In their own ways, both are grappling with the growing gap between the expectations of the most liberal and Westernised elements of their populations, the metropolitan Muscovites and the Honk Kongers, respectively. It is undeniably convenient for them to blame meddling by the usual suspects of Western intelligence agencies, NGOs and journalists (not that they tend to see a great distinction between them). Some of the policy-makers on both sides probably even believe it.
But this is the lowest of low-hanging fruit. That two regimes trying to combine liberal economics and authoritarian government are aware of the dangers in social democracy supercharged by social media is hardly surprising. Samual Johnson had it that “Patriotism is the last refuge of the scoundrel,” but today it seems that accusations of a lack of patriotism have replaced it.
More broadly, Russia needs China more than China needs Russia, and as a result Moscow privately resents and fears Beijing, which privately disdains it in return.
The trade figures alone illustrate this imbalance. China is Russia's top trading partner; Russia is only China's tenth-largest.
To the Chinese, the Russian propensity to break the rules of the international system so openly and disruptively are useful but uncultured. Moscow is their icebreaker, noisily grinding its way through the pack ice with a mighty crunching and a hooting of horns. The Chinese are glad to take fullest example of this — one might wonder if their incursions into the South China Sea would attract more attention and opprobrium were the Russians not flagrantly breaking international law in Ukraine — but that doesn’t mean they have to respect the icebreaker crew.
Beyond that, for what does China need Russia? Not so much as a market but a source of raw materials and energy, from timber to oil. No friendship is needed for market access. Beijing knows full well how desperate Russia is for sales and alternative sources of funding these days. All it needs is money for that.
It is not as though the Russians don’t know this. Any illusions would not have survived the brutal negotiations over the November 2014 gas deal, where Beijing used Vladimir Putin's desperation for an agreement to drive a very hard bargain.

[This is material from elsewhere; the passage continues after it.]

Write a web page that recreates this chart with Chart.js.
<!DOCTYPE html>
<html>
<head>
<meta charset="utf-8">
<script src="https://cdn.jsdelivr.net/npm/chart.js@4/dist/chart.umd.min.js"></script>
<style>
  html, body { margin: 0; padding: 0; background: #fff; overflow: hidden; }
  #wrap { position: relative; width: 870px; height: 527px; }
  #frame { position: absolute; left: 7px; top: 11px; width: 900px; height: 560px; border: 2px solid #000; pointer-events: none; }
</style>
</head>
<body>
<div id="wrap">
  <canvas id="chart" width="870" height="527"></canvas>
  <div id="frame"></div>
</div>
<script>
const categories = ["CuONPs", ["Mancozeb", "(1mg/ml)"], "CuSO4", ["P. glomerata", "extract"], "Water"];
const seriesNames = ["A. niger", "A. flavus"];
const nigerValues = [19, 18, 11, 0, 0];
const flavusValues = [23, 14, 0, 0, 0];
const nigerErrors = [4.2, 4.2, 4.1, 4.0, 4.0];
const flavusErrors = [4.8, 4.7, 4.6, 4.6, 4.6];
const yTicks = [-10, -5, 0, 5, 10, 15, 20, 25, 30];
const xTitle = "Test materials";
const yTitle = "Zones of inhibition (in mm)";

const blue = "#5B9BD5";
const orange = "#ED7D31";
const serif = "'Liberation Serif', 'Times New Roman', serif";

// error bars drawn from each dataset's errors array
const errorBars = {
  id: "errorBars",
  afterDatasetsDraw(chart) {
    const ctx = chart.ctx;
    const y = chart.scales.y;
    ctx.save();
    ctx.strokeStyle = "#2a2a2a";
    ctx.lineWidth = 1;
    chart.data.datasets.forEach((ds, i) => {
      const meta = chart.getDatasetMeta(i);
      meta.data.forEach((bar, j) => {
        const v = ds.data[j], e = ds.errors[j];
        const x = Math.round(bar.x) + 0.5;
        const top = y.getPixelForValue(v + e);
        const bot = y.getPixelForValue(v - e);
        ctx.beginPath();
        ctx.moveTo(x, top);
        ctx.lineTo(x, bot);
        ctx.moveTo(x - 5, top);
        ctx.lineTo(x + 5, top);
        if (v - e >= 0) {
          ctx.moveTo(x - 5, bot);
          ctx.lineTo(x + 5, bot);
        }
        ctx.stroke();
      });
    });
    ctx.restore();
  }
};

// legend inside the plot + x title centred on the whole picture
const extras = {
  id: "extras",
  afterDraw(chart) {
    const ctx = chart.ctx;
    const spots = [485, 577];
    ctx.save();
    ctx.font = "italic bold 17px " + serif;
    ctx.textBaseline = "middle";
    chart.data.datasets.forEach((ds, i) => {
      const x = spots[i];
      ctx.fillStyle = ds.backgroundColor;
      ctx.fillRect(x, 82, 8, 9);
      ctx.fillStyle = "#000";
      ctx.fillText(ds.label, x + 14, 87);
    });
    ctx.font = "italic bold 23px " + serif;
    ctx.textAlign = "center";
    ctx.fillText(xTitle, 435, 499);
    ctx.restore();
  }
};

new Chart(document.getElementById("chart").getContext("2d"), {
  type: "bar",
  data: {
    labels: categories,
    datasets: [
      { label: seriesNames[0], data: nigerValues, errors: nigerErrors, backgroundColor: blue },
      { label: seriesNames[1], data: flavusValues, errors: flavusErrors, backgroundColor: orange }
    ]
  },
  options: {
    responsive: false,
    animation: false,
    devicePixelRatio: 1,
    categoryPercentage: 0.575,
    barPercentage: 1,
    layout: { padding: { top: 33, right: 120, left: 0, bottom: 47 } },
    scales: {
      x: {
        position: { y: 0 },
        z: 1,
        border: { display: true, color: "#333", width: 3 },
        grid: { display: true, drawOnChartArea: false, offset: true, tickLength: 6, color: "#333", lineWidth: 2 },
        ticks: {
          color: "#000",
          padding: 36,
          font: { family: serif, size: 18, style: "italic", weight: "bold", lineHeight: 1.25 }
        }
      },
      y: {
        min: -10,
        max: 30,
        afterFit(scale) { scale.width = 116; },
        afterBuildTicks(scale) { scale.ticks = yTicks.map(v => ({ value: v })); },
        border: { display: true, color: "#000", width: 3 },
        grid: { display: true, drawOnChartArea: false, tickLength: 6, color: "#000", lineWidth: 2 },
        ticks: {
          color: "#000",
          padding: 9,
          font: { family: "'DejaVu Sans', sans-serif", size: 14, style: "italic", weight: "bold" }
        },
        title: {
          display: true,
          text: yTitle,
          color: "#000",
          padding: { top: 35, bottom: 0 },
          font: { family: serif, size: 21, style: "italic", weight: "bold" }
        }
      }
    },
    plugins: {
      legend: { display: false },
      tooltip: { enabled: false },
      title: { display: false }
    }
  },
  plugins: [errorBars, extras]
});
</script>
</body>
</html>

Meanwhile, China's economic influence spreads in the Russian Far East and in the post-Soviet States which Moscow regard as its sphere of influence. Only that this is an asymmetric competition — Moscow wants the semblance of authority, about which Beijing doesn’t really care so long as it gets the deals it wants — has allowed everyone to pretend this is not happening.

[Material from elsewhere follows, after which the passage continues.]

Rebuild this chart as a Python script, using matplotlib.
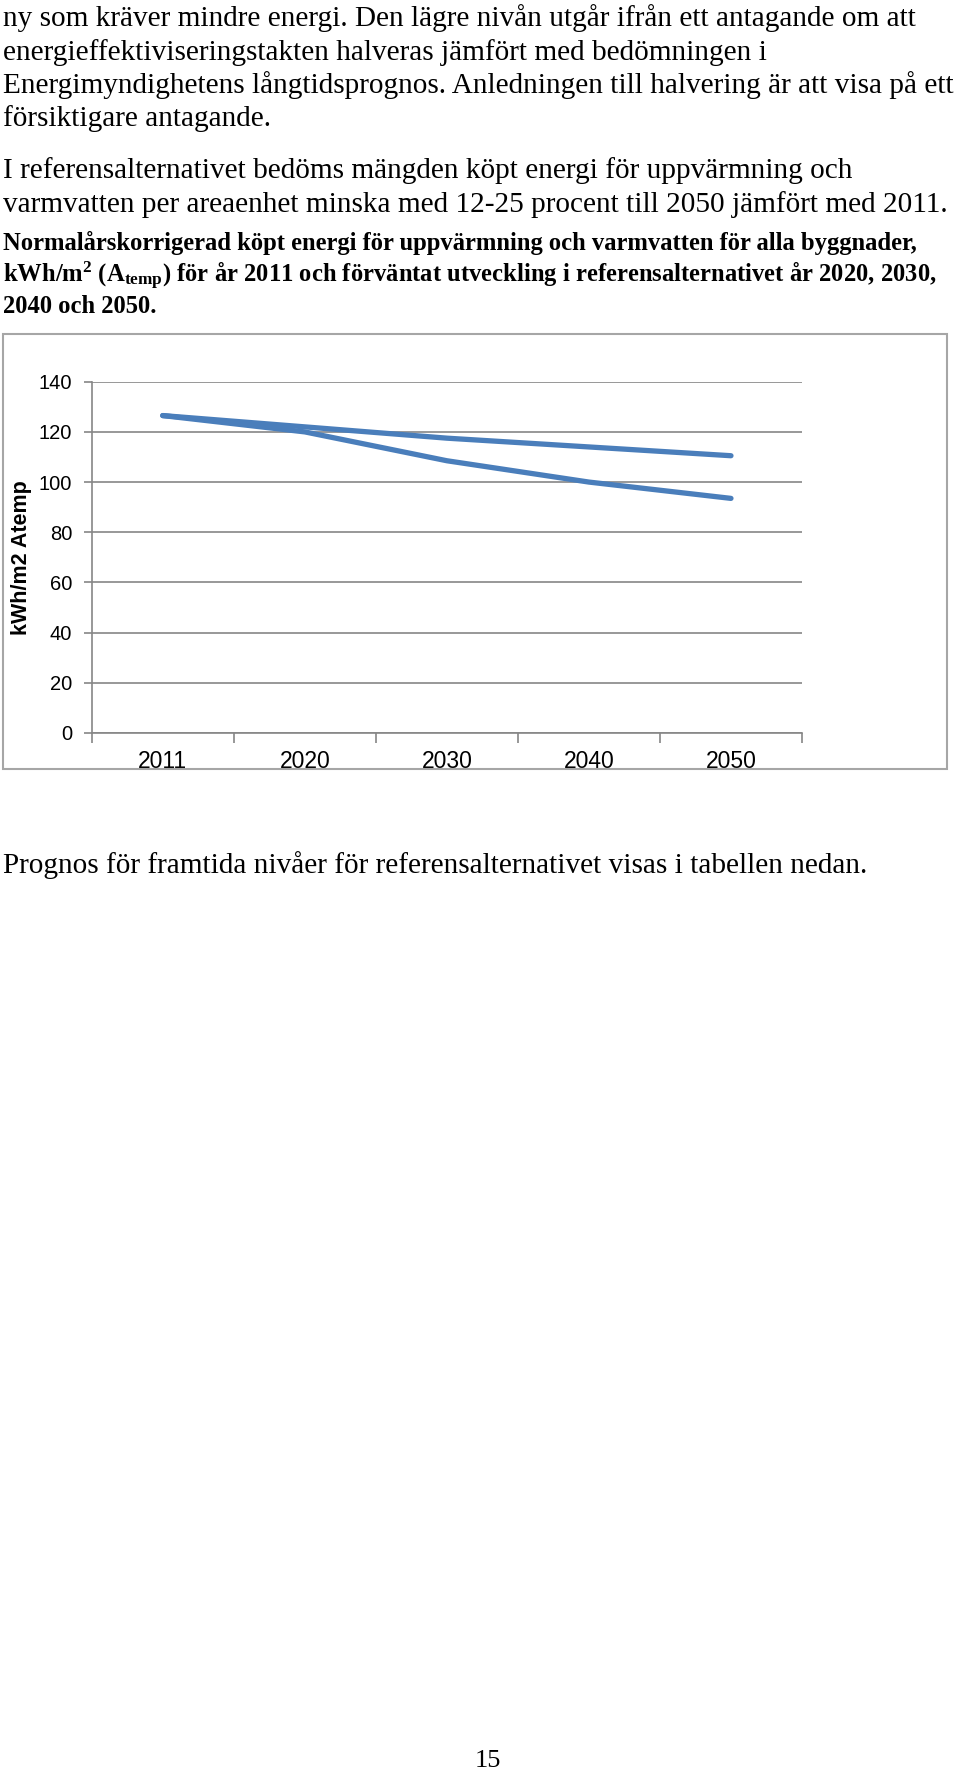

But it is happening, and everyone knows it. Locked in geopolitical competition with the West, Moscow needs whatever assets it can find, and so for the moment, that includes Beijing.
This is a cosplay alliance, though, more about form than substance.

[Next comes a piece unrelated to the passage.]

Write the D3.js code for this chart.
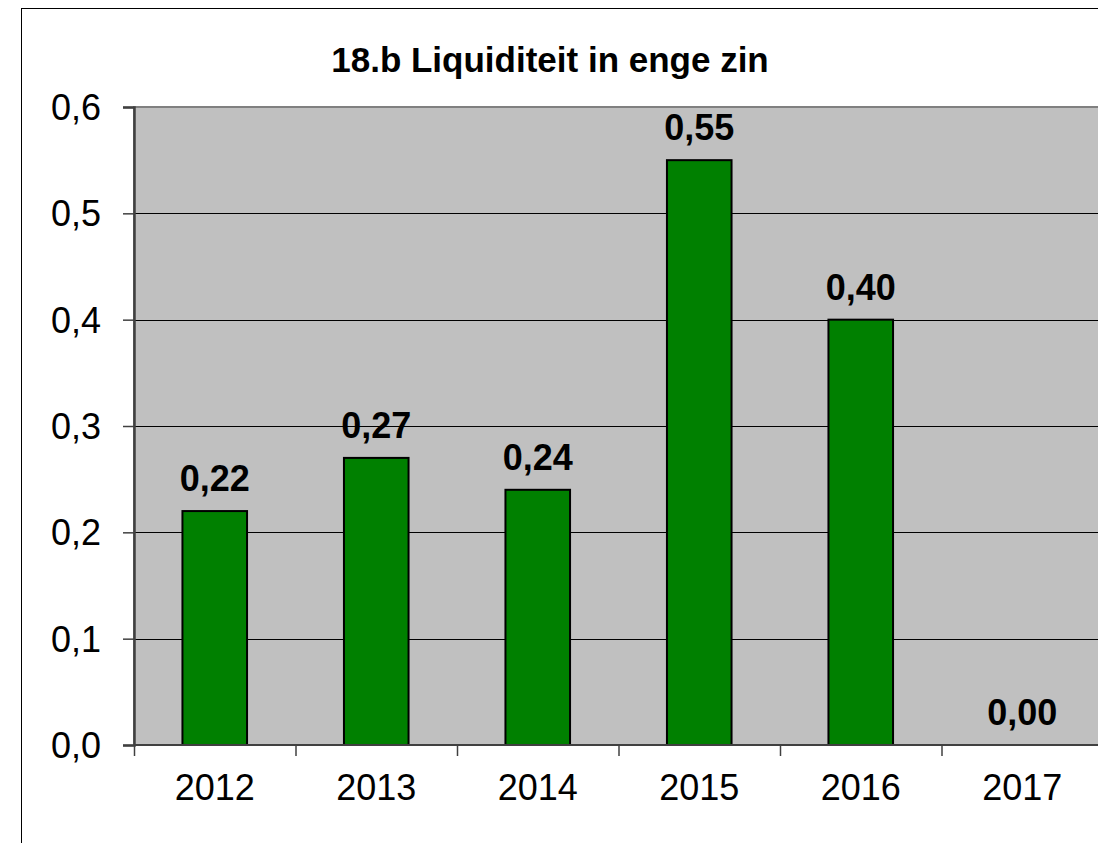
<!DOCTYPE html>
<html>
<head>
<meta charset="utf-8">
<script src="https://cdn.jsdelivr.net/npm/d3@7/dist/d3.min.js"></script>
<style>
  html, body { margin: 0; padding: 0; background: #fff; }
  svg { display: block; font-family: "Liberation Sans", Arial, sans-serif; }
</style>
</head>
<body>
<svg id="chart" width="1098" height="843"></svg>
<script>
const title = "18.b Liquiditeit in enge zin";
const years = ["2012", "2013", "2014", "2015", "2016", "2017"];
const values = [0.22, 0.27, 0.24, 0.55, 0.40, 0.00];
const yTicks = [0, 0.1, 0.2, 0.3, 0.4, 0.5, 0.6];

const svg = d3.select("#chart");
const plot = { left: 134, top: 107, right: 1103, bottom: 745 };

// outer chart border (extends past the window on right and bottom)
svg.append("rect")
  .attr("x", 21.5).attr("y", 8.5)
  .attr("width", 1200).attr("height", 1000)
  .attr("fill", "#fff").attr("stroke", "#000").attr("stroke-width", 1);

const x = d3.scaleBand().domain(years).range([plot.left, plot.right])
  .paddingInner(0.6).paddingOuter(0.3);
const xCat = d3.scaleBand().domain(years).range([plot.left, plot.right]).padding(0);
const y = d3.scaleLinear().domain([0, 0.6]).range([plot.bottom, plot.top]);

// plot area background
svg.append("rect")
  .attr("x", plot.left).attr("y", plot.top)
  .attr("width", plot.right - plot.left).attr("height", plot.bottom - plot.top)
  .attr("fill", "#c0c0c0").attr("stroke", "#808080").attr("stroke-width", 2);

// gridlines
svg.append("g").selectAll("line")
  .data(yTicks.filter(d => d > 0 && d < 0.6))
  .join("line")
  .attr("x1", plot.left).attr("x2", plot.right)
  .attr("y1", d => Math.round(y(d)) + 0.5).attr("y2", d => Math.round(y(d)) + 0.5)
  .attr("stroke", "#000").attr("stroke-width", 1.2);

// bars
svg.append("g").selectAll("rect")
  .data(values.map((v, i) => ({ year: years[i], v })))
  .join("rect")
  .attr("x", d => x(d.year))
  .attr("y", d => y(d.v))
  .attr("width", x.bandwidth())
  .attr("height", d => y(0) - y(d.v))
  .attr("fill", "#008000")
  .attr("stroke", "#000")
  .attr("stroke-width", d => d.v > 0 ? 2 : 0);

// y axis
const yAxis = d3.axisLeft(y).tickValues(yTicks).tickSize(11).tickPadding(22)
  .tickFormat(d => d3.format(".1f")(d).replace(".", ","));
const gy = svg.append("g").attr("transform", `translate(${plot.left},0)`).call(yAxis);
gy.select(".domain").attr("stroke", "#404040").attr("stroke-width", 2.5);
gy.selectAll(".tick line").attr("stroke", "#404040").attr("stroke-width", 1.5);
gy.selectAll(".tick text").attr("font-size", 36).attr("fill", "#000")
  .attr("font-family", '"Liberation Sans", Arial, sans-serif')
  .attr("dy", "0.35em");

// x axis with ticks at category boundaries
svg.append("line")
  .attr("x1", plot.left).attr("x2", plot.right)
  .attr("y1", plot.bottom).attr("y2", plot.bottom)
  .attr("stroke", "#404040").attr("stroke-width", 2);
svg.append("g").selectAll("line")
  .data(years)
  .join("line")
  .attr("x1", d => xCat(d) + 0.5).attr("x2", d => xCat(d) + 0.5)
  .attr("y1", plot.bottom).attr("y2", plot.bottom + 11)
  .attr("stroke", "#404040").attr("stroke-width", 1.5);
svg.append("g").selectAll("text")
  .data(years)
  .join("text")
  .attr("x", d => xCat(d) + xCat.bandwidth() / 2)
  .attr("y", plot.bottom + 55)
  .attr("text-anchor", "middle")
  .attr("font-size", 36)
  .attr("fill", "#000")
  .text(d => d);

// value labels
svg.append("g").selectAll("text")
  .data(values.map((v, i) => ({ year: years[i], v })))
  .join("text")
  .attr("x", d => x(d.year) + x.bandwidth() / 2)
  .attr("y", d => y(d.v) - 20)
  .attr("text-anchor", "middle")
  .attr("font-size", 36)
  .attr("font-weight", "bold")
  .attr("fill", "#000")
  .text(d => d3.format(".2f")(d.v).replace(".", ","));

// title
svg.append("text")
  .attr("x", 550).attr("y", 72)
  .attr("text-anchor", "middle")
  .attr("font-size", 35)
  .attr("font-weight", "bold")
  .attr("fill", "#000")
  .text(title);
</script>
</body>
</html>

In September of last year, for example, much was made that more than 3,000 Chinese troops would take part in Russia's Vostok military exercises. Yet Moscow kept the Chinese locked away in a sideshow part of the exercise, lest they learn too much about Russian military capabilities.
Meanwhile, the Chinese sent a Dongdiao-class spy ship to snoop on Russian warships involved in the naval phase of Vostok, to which Beijing had not been invited to contribute.
That China's Xi Jinping praised Putin with uncharacteristic fervor as his “best friend” when they met in Moscow in June was actually a signal of tensions in the relationship, not satisfaction.
To Moscow, though, the Chinese challenge in some ways akin to climate change. They know it is a serious, even crucial one. Yet they don't really know what to do about it, and fear that the measures the challenge demands will be difficult and expensive. So instead they treat it as tomorrow's problem, perennially shelved in favor of more immediate but also more tractable problems, from Western criticism to protests in the streets.
How long will this wilful pretense last? Chinese investment in the Lake Baikal region led to protests from locals expressing both environment concern and nationalist outrage. Likewise, although many enterprises in the Russian Far East have become virtually dependent on Chinese partnerships, there are signs of a growing political backlash.
For the moment, though, this is unlikely to make a difference. Moscow regards China as an indispensable counterweight to the West. Just as important, many kleptocrats, bedeviled by the threat of sanctions, use Chinese partners and intermediaries to move and launder their ill-gotten assets.
The money doesn’t stay in China, though. This is just a waystation on the way to the West, which is still where the Russian elite wants to move its money. That is a fitting metaphor for a Russia that, for all its current dealings with Beijing, agrees with France's Emmanuel Macron, in his belief that “Europe stretches from Lisbon to Vladivostok.”